Alternatively the godbolt API [can be used](compiler-explorer/API.md at master · compiler-explorer/compiler-explorer · GitHub), but likely takes more effort.

  1. The reviewer adds additional labels for later placement of the integration test, fixes the integration test and pings the right people.

  2. The fix gets commited.

  3. bors closes the issue

2. run automatically chosen integration tests against nightly and stable HEAD

  • goal: keeping track of issues and rarely allow regressions on stable/nightly to happen

    Probably the CI has no logic what tests should be included or does not check missing tests or the incident could not have happened.

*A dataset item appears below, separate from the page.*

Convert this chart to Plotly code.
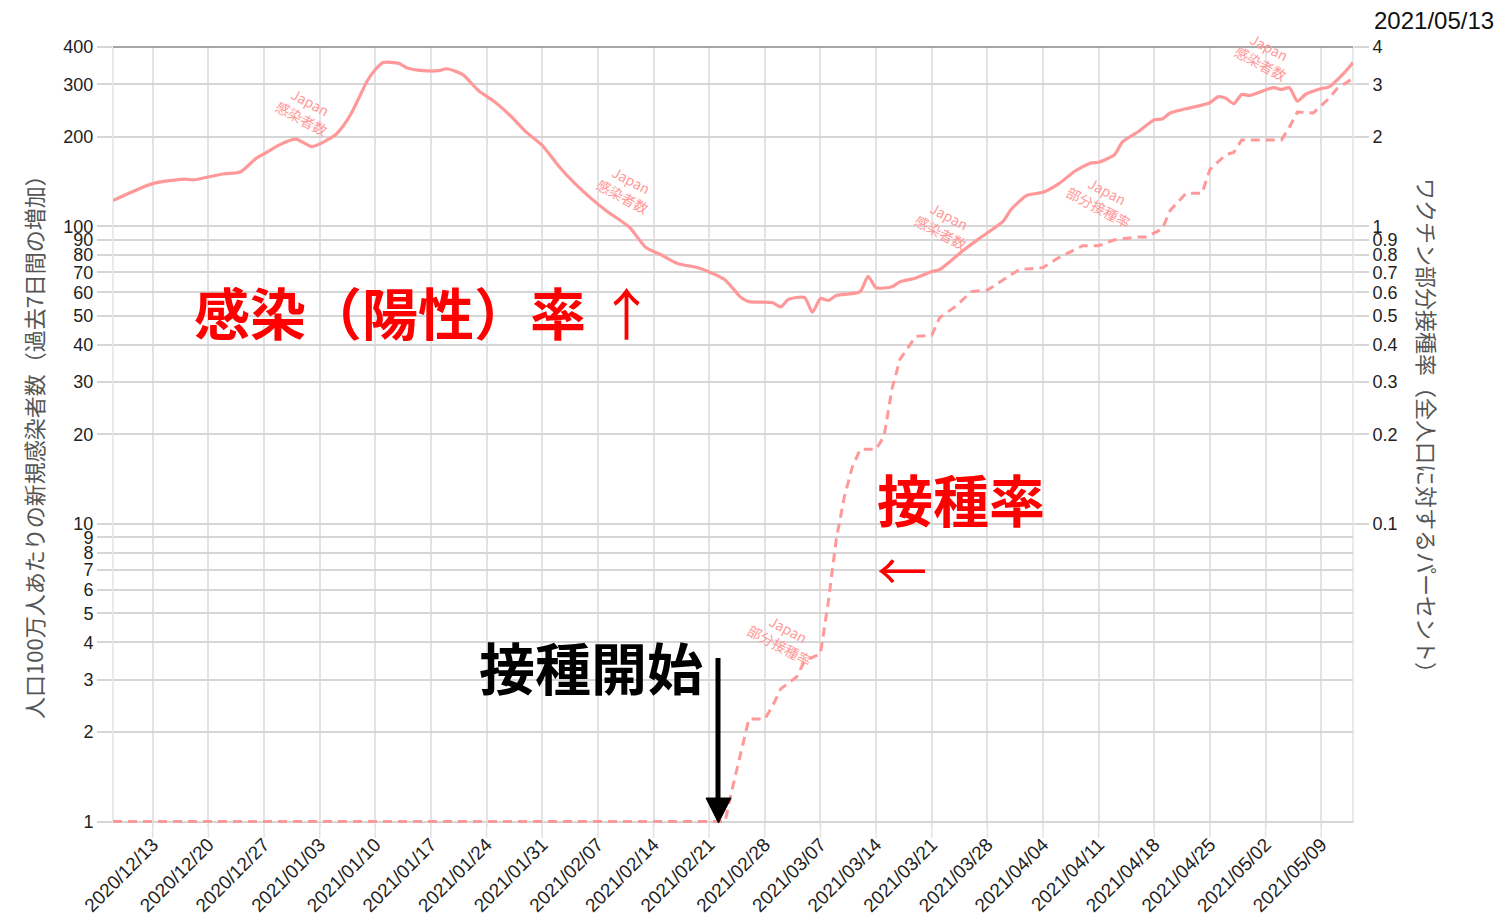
import math
import plotly.graph_objects as go

# ---------------- data ----------------
inf_dates = ["2020-12-08", "2020-12-13", "2020-12-17", "2020-12-18", "2020-12-22", "2020-12-24",
             "2020-12-26", "2020-12-27", "2020-12-29", "2020-12-31", "2021-01-02", "2021-01-03",
             "2021-01-05", "2021-01-06", "2021-01-07", "2021-01-08", "2021-01-09", "2021-01-10",
             "2021-01-11", "2021-01-13", "2021-01-14", "2021-01-16", "2021-01-18", "2021-01-19",
             "2021-01-21", "2021-01-23", "2021-01-25", "2021-01-27", "2021-01-29", "2021-01-31",
             "2021-02-02", "2021-02-04", "2021-02-06", "2021-02-08", "2021-02-11", "2021-02-13",
             "2021-02-15", "2021-02-17", "2021-02-20", "2021-02-23", "2021-02-25", "2021-02-26",
             "2021-03-01", "2021-03-02", "2021-03-03", "2021-03-05", "2021-03-06", "2021-03-07",
             "2021-03-08", "2021-03-09", "2021-03-10", "2021-03-12", "2021-03-13", "2021-03-14",
             "2021-03-16", "2021-03-17", "2021-03-19", "2021-03-21", "2021-03-22", "2021-03-25",
             "2021-03-27", "2021-03-30", "2021-03-31", "2021-04-02", "2021-04-04", "2021-04-06",
             "2021-04-08", "2021-04-10", "2021-04-11", "2021-04-13", "2021-04-14", "2021-04-16",
             "2021-04-18", "2021-04-19", "2021-04-20", "2021-04-22", "2021-04-25", "2021-04-26",
             "2021-04-27", "2021-04-28", "2021-04-29", "2021-04-30", "2021-05-03", "2021-05-04",
             "2021-05-05", "2021-05-06", "2021-05-07", "2021-05-09", "2021-05-10", "2021-05-12",
             "2021-05-13"]
inf_values = [122, 139, 144, 143, 150, 152,
              169, 175, 188, 196, 185, 189,
              203, 218, 240, 272, 308, 336,
              355, 352, 340, 333, 333, 338,
              323, 285, 262, 235, 207, 187,
              160, 140, 125, 113, 99, 85,
              80, 75, 72, 66, 57.6, 55.8,
              55.3, 53.6, 56.8, 57.6, 51.4, 57.2,
              56.3, 58.5, 59, 60.3, 67.9, 62.1,
              62.6, 65, 67, 70.4, 71.5, 83,
              91, 104, 114, 127, 130, 139,
              153, 163, 164, 174, 192, 208,
              228, 229, 240, 248, 260, 272,
              269, 258, 277, 275, 292, 288,
              292, 263, 277, 290, 294, 330,
              355]

vac_dates = ["2020-12-08", "2021-02-23", "2021-02-24", "2021-02-26", "2021-02-28", "2021-03-01",
             "2021-03-02", "2021-03-04", "2021-03-05", "2021-03-07", "2021-03-08", "2021-03-09",
             "2021-03-10", "2021-03-11", "2021-03-12", "2021-03-14", "2021-03-15", "2021-03-16",
             "2021-03-17", "2021-03-19", "2021-03-21", "2021-03-22", "2021-03-24", "2021-03-26",
             "2021-03-28", "2021-03-30", "2021-04-01", "2021-04-04", "2021-04-06", "2021-04-09",
             "2021-04-11", "2021-04-13", "2021-04-16", "2021-04-17", "2021-04-19", "2021-04-20",
             "2021-04-22", "2021-04-24", "2021-04-25", "2021-04-27", "2021-04-28", "2021-04-29",
             "2021-05-04", "2021-05-05", "2021-05-06", "2021-05-08", "2021-05-10", "2021-05-11",
             "2021-05-13"]
vac_values = [0.01, 0.01, 0.0132, 0.0221, 0.0221, 0.0245,
              0.0279, 0.0306, 0.0346, 0.0366, 0.055, 0.089,
              0.123, 0.155, 0.178, 0.178, 0.197, 0.284,
              0.357, 0.427, 0.43, 0.493, 0.538, 0.603,
              0.61, 0.66, 0.715, 0.726, 0.785, 0.86,
              0.86, 0.90, 0.92, 0.92, 0.98, 1.13,
              1.29, 1.29, 1.55, 1.74, 1.77, 1.95,
              1.95, 2.15, 2.42, 2.40, 2.69, 2.90,
              3.14]

x_ticks = ["2020-12-13", "2020-12-20", "2020-12-27", "2021-01-03", "2021-01-10", "2021-01-17",
           "2021-01-24", "2021-01-31", "2021-02-07", "2021-02-14", "2021-02-21", "2021-02-28",
           "2021-03-07", "2021-03-14", "2021-03-21", "2021-03-28", "2021-04-04", "2021-04-11",
           "2021-04-18", "2021-04-25", "2021-05-02", "2021-05-09"]
x_tick_text = [d.replace("-", "/") for d in x_ticks]
y_ticks = [1, 2, 3, 4, 5, 6, 7, 8, 9, 10, 20, 30, 40, 50, 60, 70, 80, 90, 100, 200, 300, 400]
y2_ticks = [0.1, 0.2, 0.3, 0.4, 0.5, 0.6, 0.7, 0.8, 0.9, 1, 2, 3, 4]

x_range = ["2020-12-08", "2021-05-13"]
current_date = "2021/05/13"

# ---------------- styling ----------------
OFF = 8                      # page body margin
SW, SH = 1508, 923           # screen size
PL, PT, PR, PB = 113, 47, 1353, 823   # plot area in screen pixels
W, H = SW - OFF, SH - OFF
L, T = PL - OFF, PT - OFF
R, B = W - (PR - OFF), H - (PB - OFF)
PW, PH = PR - PL, PB - PT
LINE = "#ff9999"
GRID_V = "#e3e3e3"
GRID_H = "#d6d6d6"
NUM_FONT = "Liberation Sans, Arial, sans-serif"
JP_FONT = "Noto Sans CJK JP, sans-serif"


def px_x(x):
    return (x - PL) / PW


def px_y(y):
    return (PB - y) / PH


fig = go.Figure()
fig.add_trace(go.Scatter(x=inf_dates, y=inf_values, mode="lines", yaxis="y",
                         line=dict(color=LINE, width=3.2, shape="spline", smoothing=0.6),
                         hoverinfo="skip", showlegend=False))
fig.add_trace(go.Scatter(x=vac_dates, y=vac_values, mode="lines", yaxis="y2",
                         line=dict(color=LINE, width=3, dash="9px,6px"),
                         hoverinfo="skip", showlegend=False))

EPS = 0.005
fig.update_layout(
    width=W, height=H,
    margin=dict(l=L, r=R, t=T, b=B, pad=0, autoexpand=False),
    paper_bgcolor="white", plot_bgcolor="white",
    xaxis=dict(type="date", range=x_range, tickvals=x_ticks, ticktext=x_tick_text,
               tickangle=-45, showgrid=True, gridcolor=GRID_V, gridwidth=1.5,
               ticks="outside", ticklen=2, tickcolor=GRID_V, tickwidth=1.5,
               tickfont=dict(family=NUM_FONT, size=19, color="#222"),
               showline=False, zeroline=False, automargin=False),
    yaxis=dict(type="log", range=[-EPS, math.log10(400)], tickvals=y_ticks,
               ticktext=[str(v) for v in y_ticks], showgrid=True, gridcolor=GRID_H,
               gridwidth=1.5, ticks="outside", ticklen=15, tickcolor=GRID_H, tickwidth=1.5,
               tickfont=dict(family=NUM_FONT, size=18, color="#222"),
               zeroline=False, showline=False, automargin=False),
    yaxis2=dict(type="log", range=[-2 - EPS, math.log10(4)], tickvals=y2_ticks,
                ticktext=[("%g" % v) for v in y2_ticks], overlaying="y", side="right",
                showgrid=False, ticks="outside", ticklen=15, tickcolor=GRID_H, tickwidth=1.5,
                tickfont=dict(family=NUM_FONT, size=18, color="#222"),
                zeroline=False, showline=False, automargin=False),
)

shapes = [
    dict(type="line", xref="paper", yref="paper", x0=0, x1=1, y0=1, y1=1,
         line=dict(color="#888", width=1.5)),
    dict(type="line", xref="paper", yref="paper", x0=0, x1=0, y0=0, y1=1,
         line=dict(color=GRID_V, width=1.5), layer="below"),
    dict(type="line", xref="paper", yref="paper", x0=1, x1=1, y0=0, y1=1,
         line=dict(color=GRID_V, width=1.5), layer="below"),
    dict(type="line", xref="x", yref="paper", x0=x_ticks[0], x1=x_ticks[0], y0=0, y1=1,
         line=dict(color="#b0b0b0", width=1.5), layer="below"),
    # black arrow (vaccination start)
    dict(type="line", xref="paper", yref="paper", x0=px_x(718), x1=px_x(718),
         y0=px_y(658), y1=px_y(800), line=dict(color="black", width=5)),
    dict(type="path", xref="paper", yref="paper",
         path="M %f %f L %f %f L %f %f Z" % (px_x(706), px_y(798), px_x(731), px_y(798),
                                               px_x(718.5), px_y(823)),
         fillcolor="black", line=dict(color="black", width=1)),
]
# longer x tick marks below the plot
for t in x_ticks:
    shapes.append(dict(type="line", xref="x", yref="paper", x0=t, x1=t, y0=0, y1=-15 / PH,
                       line=dict(color=GRID_V, width=1.5), layer="below"))
fig.update_layout(shapes=shapes)

ann = []
base = dict(xref="paper", yref="paper", showarrow=False, xanchor="center", yanchor="middle")
for (cx, cy, txt) in [(306, 110, "Japan<br>感染者数"), (627, 188, "Japan<br>感染者数"),
                      (945, 224, "Japan<br>感染者数"), (1265, 55, "Japan<br>感染者数"),
                      (784, 637, "Japan<br>部分接種率"), (1103, 199, "Japan<br>部分接種率")]:
    ann.append(dict(x=px_x(cx), y=px_y(cy), text=txt, textangle=28,
                    font=dict(family=JP_FONT, size=14, color=LINE), **base))

ann.append(dict(x=px_x(425), y=px_y(310), text="<b>感染（陽性）率</b> ↑",
                font=dict(family=JP_FONT, size=56, color="#ff0000"), **base))
ann.append(dict(x=px_x(961), y=px_y(498), text="<b>接種率</b>",
                font=dict(family=JP_FONT, size=56, color="#ff0000"), **base))
ann.append(dict(x=px_x(902), y=px_y(568), text="←",
                font=dict(family=JP_FONT, size=50, color="#ff0000"), **base))
ann.append(dict(x=px_x(591), y=px_y(665), text="<b>接種開始</b>",
                font=dict(family=JP_FONT, size=56, color="black"), **base))
ann.append(dict(x=px_x(1434), y=px_y(21), text=current_date,
                font=dict(family=NUM_FONT, size=24, color="#111"), **base))
ann.append(dict(x=px_x(33), y=px_y(442), textangle=-90,
                text="人口100万人あたりの新規感染者数（過去7日間の増加）",
                font=dict(family=JP_FONT, size=22, color="#555"), **base))
ann.append(dict(x=px_x(1428), y=px_y(431), textangle=90,
                text="ワクチン部分接種率（全人口に対するパーセント）",
                font=dict(family=JP_FONT, size=22, color="#555"), **base))
fig.update_layout(annotations=ann)

fig.write_html("out.html")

    Having no guideline how the issues must be linked for integration tests does not help either.

On 25 issues per day this will only get harder over time to miss tedious things and I have no idea how to estimate complexity from issues, before it becomes unbearable.

Maybe I am missing a repo, where you host all code issues?

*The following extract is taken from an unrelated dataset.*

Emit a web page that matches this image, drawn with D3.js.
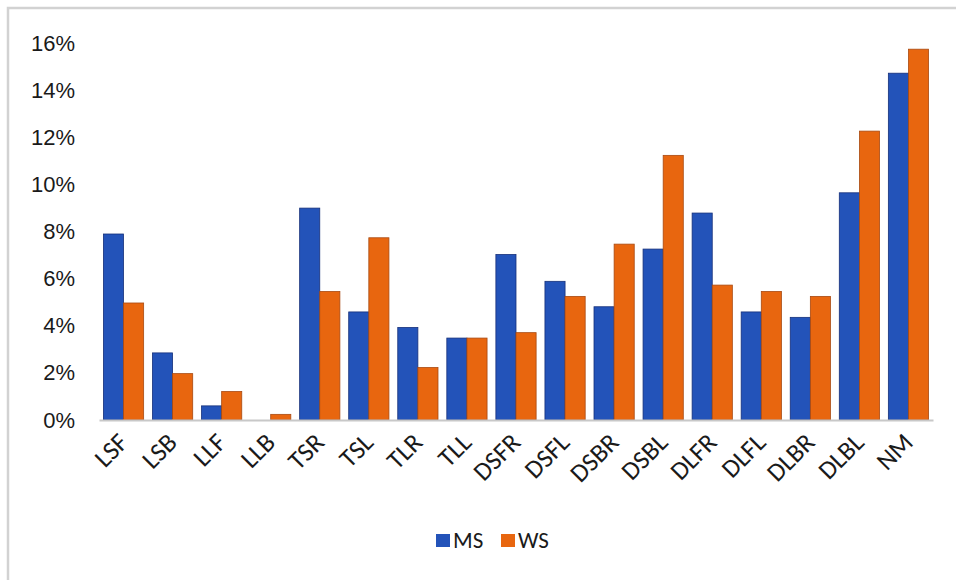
<!DOCTYPE html>
<html>
<head>
<meta charset="utf-8">
<script src="https://cdn.jsdelivr.net/npm/d3@7/dist/d3.min.js"></script>
<style>
  html, body { margin: 0; padding: 0; background: #ffffff; }
  svg { display: block; }
</style>
</head>
<body>
<svg id="chart" width="956" height="580"></svg>
<script>
// Categories along the x axis
const categories = ["LSF", "LSB", "LLF", "LLB", "TSR", "TSL", "TLR", "TLL",
  "DSFR", "DSFL", "DSBR", "DSBL", "DLFR", "DLFL", "DLBR", "DLBL", "NM"];

// Series values (fractions)
const msValues = [0.079, 0.0285, 0.006, 0.0, 0.090, 0.0459, 0.0393, 0.0348,
  0.0703, 0.0589, 0.0481, 0.0726, 0.0879, 0.0459, 0.0436, 0.0965, 0.1473];
const wsValues = [0.0497, 0.0197, 0.0121, 0.0024, 0.0546, 0.0774, 0.0223, 0.0348,
  0.0371, 0.0525, 0.0747, 0.1124, 0.0573, 0.0546, 0.0525, 0.1227, 0.1575];

const seriesNames = ["MS", "WS"];
const yTicks = [0, 0.02, 0.04, 0.06, 0.08, 0.10, 0.12, 0.14, 0.16];

const colors = { MS: "#2353b9", WS: "#e8660f" };
const strokes = { MS: "#16307a", WS: "#a84a12" };

const svg = d3.select("#chart");
const labelFont = "'Carlito', 'Liberation Sans Narrow', Lato, 'Open Sans', sans-serif";

// Outer frame
svg.append("rect")
  .attr("x", 8).attr("y", 8)
  .attr("width", 980).attr("height", 600)
  .attr("fill", "none")
  .attr("stroke", "#d2d2d2")
  .attr("stroke-width", 2.5);

const plot = { left: 99, right: 933, top: 43.3, bottom: 420 };

const x = d3.scaleBand()
  .domain(categories)
  .range([plot.left, plot.right])
  .paddingInner(0.18)
  .paddingOuter(0.09);

const xSub = d3.scaleBand()
  .domain(seriesNames)
  .range([0, x.bandwidth()])
  .padding(0);

const y = d3.scaleLinear()
  .domain([0, 0.16])
  .range([plot.bottom, plot.top]);

// Y axis labels only
const yAxis = d3.axisLeft(y)
  .tickValues(yTicks)
  .tickFormat(d3.format(".0%"))
  .tickSize(0)
  .tickPadding(0);

const gy = svg.append("g")
  .attr("transform", "translate(75,0)")
  .call(yAxis);
gy.select(".domain").remove();
gy.selectAll("text")
  .attr("font-family", "'Liberation Sans', Arial, sans-serif")
  .attr("font-size", 22)
  .attr("fill", "#1a1a1a");

// Bars
const rows = categories.map((c, i) => ({ cat: c, MS: msValues[i], WS: wsValues[i] }));

const groups = svg.append("g").selectAll("g")
  .data(rows)
  .join("g")
  .attr("transform", d => `translate(${x(d.cat)},0)`);

groups.selectAll("rect")
  .data(d => seriesNames.map(s => ({ key: s, value: d[s] })))
  .join("rect")
  .attr("x", d => xSub(d.key))
  .attr("y", d => y(d.value))
  .attr("width", xSub.bandwidth())
  .attr("height", d => y(0) - y(d.value))
  .attr("fill", d => colors[d.key])
  .attr("stroke", d => d.value > 0 ? strokes[d.key] : "none")
  .attr("stroke-width", 0.8);

// X axis baseline and rotated category labels
const xAxis = d3.axisBottom(x).tickSize(0).tickPadding(0);
const gx = svg.append("g")
  .attr("transform", `translate(0,${plot.bottom})`)
  .call(xAxis);
gx.select(".domain")
  .attr("stroke", "#c8c8c8")
  .attr("stroke-width", 2);
gx.selectAll(".tick text")
  .attr("font-family", labelFont)
  .style("font-size", "26px")
  .attr("fill", "#1a1a1a")
  .attr("text-anchor", "end")
  .attr("dy", 0)
  .attr("transform", "translate(6,24) rotate(-45)");

// Legend
const legend = svg.append("g").attr("transform", "translate(436,534)");
const legendItems = legend.selectAll("g")
  .data(seriesNames)
  .join("g")
  .attr("transform", (d, i) => `translate(${i * 65},0)`);
legendItems.append("rect")
  .attr("width", 14).attr("height", 13)
  .attr("fill", d => colors[d]);
legendItems.append("text")
  .attr("x", 17).attr("y", 14)
  .attr("font-family", labelFont)
  .style("font-size", "23px")
  .attr("fill", "#1a1a1a")
  .text(d => d);
</script>
</body>
</html>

3. show results as part of perf

  • goal: show that stuff works and does not regress
  1. The known working and known failing (but indended to be fixed) integration tests may be part of sporadic perf results and releases. Alternatively they could be scheduled by a fixed time interval.

How should tests be formatted?

Rust tests appear to be handcrafted, but with help of x.py and added not specifically [consistent](Adding new tests - Guide to Rustc Development](https://rustc-dev-guide.rust-lang.org/tests/adding.html).

"For regression tests – basically, some random snippet of code that came in from the internet – we often name the test after the issue plus a short description."

Related

When things go wrong

  • Integration tests in src/test have no conforming way to link to the according issue on a regression (or is this handled by using the filename?)

For example ui-fulldeps contains files like

  • issue-15149.rs (often without any explanation)

  • aux-build:issue-16822.rs (same folder, no explanation)

  • compiler-calls.rs without an .stderr (same folder)

  • plugin-args.rs with according plugin-args.stderr

The latter two are freestanding, but I found no overview or systemic explanation on what should be tested on these. Likely I am missing something here.

Curious

Why are valgrind tests not removed or moved to an archive? How Rust is tested

Things like extern crate issue_9188; are not explained in the dev-book.

Thank you for your input re: our CI. We (the infra team) appreciate your input and will respond to this when we are able.